Look around you: at your computer, your phone, your water bottle, or the books on your desk. Chances are, all of these things came from a factory. Even if you don’t think about them too often, factories make our modern world possible. Indeed, you might argue that factories created the modern world, sometimes in ways that are rarely discussed.
The factory has been an integral part of America for a long time. Consider the 1876 centennial exhibition in Philadelphia. It was a celebration of the American nation; its legacy, triumphs, and greatness. And what was its centerpiece? “It’s not the [founding] documents,” Joshua Freeman author of Behemoth: A History of the Factory and the Making of the Modern World, says. “It’s not George Washington’s wooden teeth. It’s a steam engine. And President Grant comes and flips the switch, and the steam engine starts and powers all the factory equipment that’s there.”
Though the first factory was an English silk mill, built in 1721, the idea of the factory system spread quickly. First throughout England, then Europe, then to America. The reason? “There are just enormous efficiencies associated with the factory, with the coordination of production, the scale of production, and the application of external power to production,” Freeman says.
And these enormous efficiencies have sometimes impacted people’s lives in horrifying ways. Freeman notes that young children were often put to work in the crowded chaos of early factory floors. Sometimes orphans would be conscripted.
Much like labor conditions, environmental impacts often weren’t important to factory owners of the 18th and 19th century. (Freeman points out that smoke was seen as a sign of prosperity.)
These factories drove foreign policy too. Growing cotton isn’t exactly possible in Europe, and England needed that raw material for its textile mills. Freeman believes that Europe’s hunger for cotton absolutely shaped the entire world order. “[It] was one of the great reasons for the spread of American slavery. … Ninety percent of their cotton comes from America by the 1820s, 1830s. So there’s a huge amount of global transformation, and frankly, global misery, in the process of supplying factories with raw materials,” he says.
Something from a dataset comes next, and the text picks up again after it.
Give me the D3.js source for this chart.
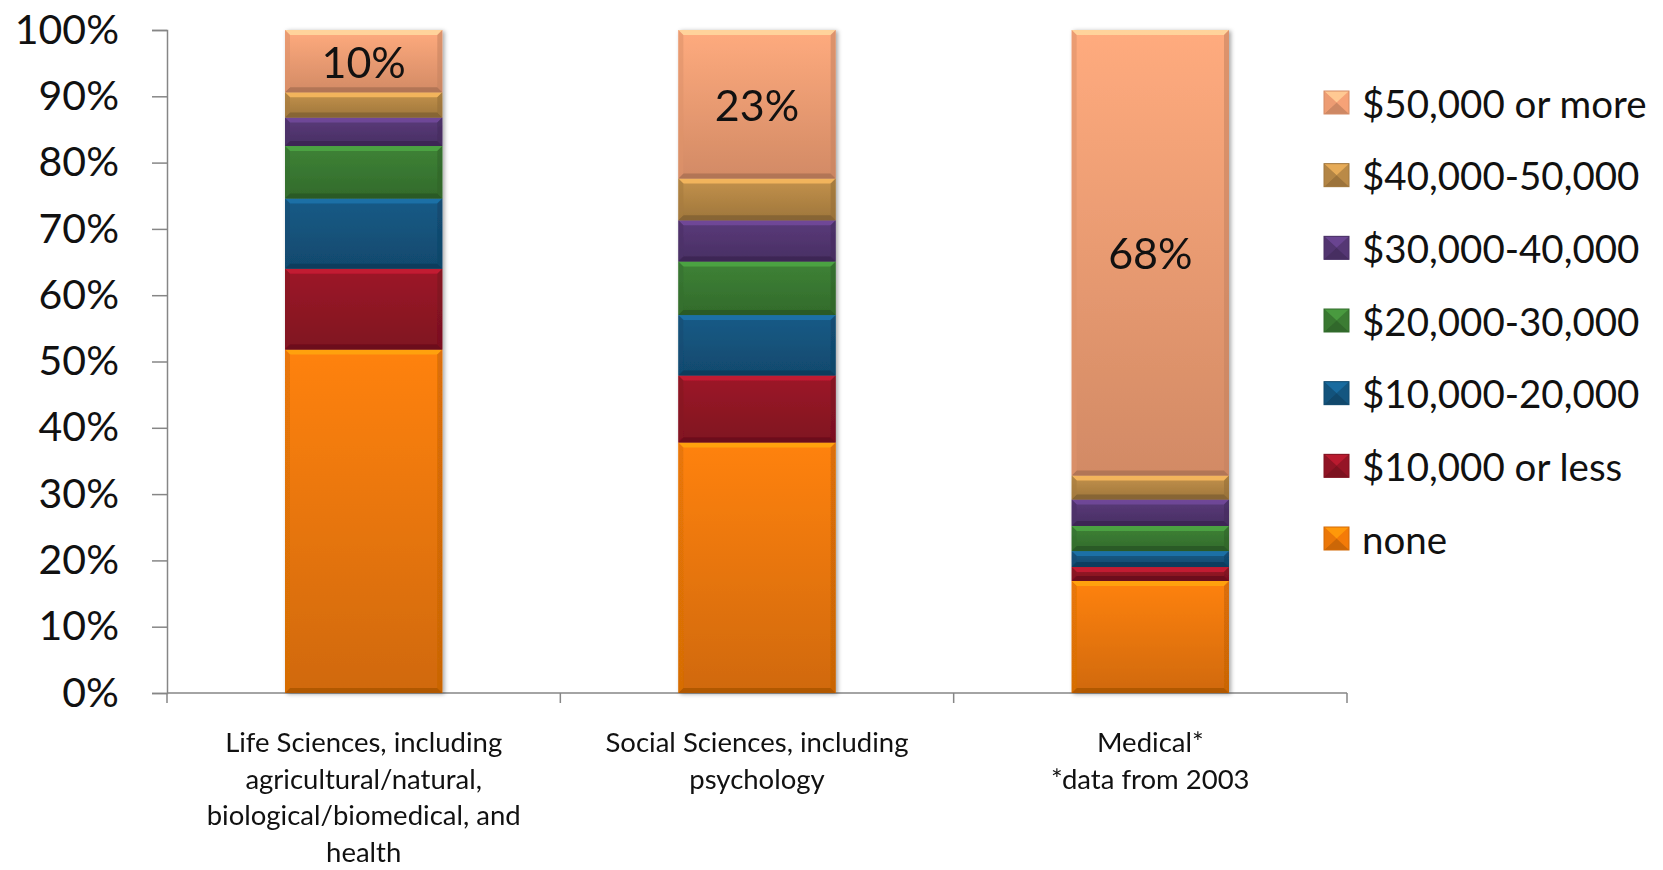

Beyond the motivations of nations, the factory also changed the daily lives of workers. Henry Ford introduced the assembly line, as children learn in school, but that wasn’t the end of it. When he first launched the assembly line, workers absolutely hated it, according to Freeman.
Turnover was so great that Ford had to hire four times the number of laborers the assembly line actually needed. His solution was to increase wages, and make that wage increase contingent on workers adopting “good habits.” These included not drinking, not being wasteful, and not “living in sin.” And he created a “sociological department” that would go to people’s homes and make sure they were practicing those habits. In a sense, Freeman says, Ford didn’t just create “a new assembly line, but a new social system to accompany it.”
But this social system didn’t stay in place. It evolved, and was shaped by workers themselves, especially workers in unions. Freeman points out that consolidation in factories actually gave workers power, since they were able to stop work and go on strike. (Think of Norma Rae as a cinematic example.)
“You could argue [that] this golden age of America that people are often very nostalgic for — from the end of the Second World War up to the late 1970s — in part, rested on the combination of the large factory and unionization,” Freeman says.
This golden age may have ended, and many manufacturing jobs may have left the US, but the factory still shapes our world. “The largest factories in human history exist right now,” Freeman says. “They’re making things like your sneakers and your cell phone. And some of these factories have 200,000 or 300,000 workers in a single factory complex. They’re absolutely mind-boggling.”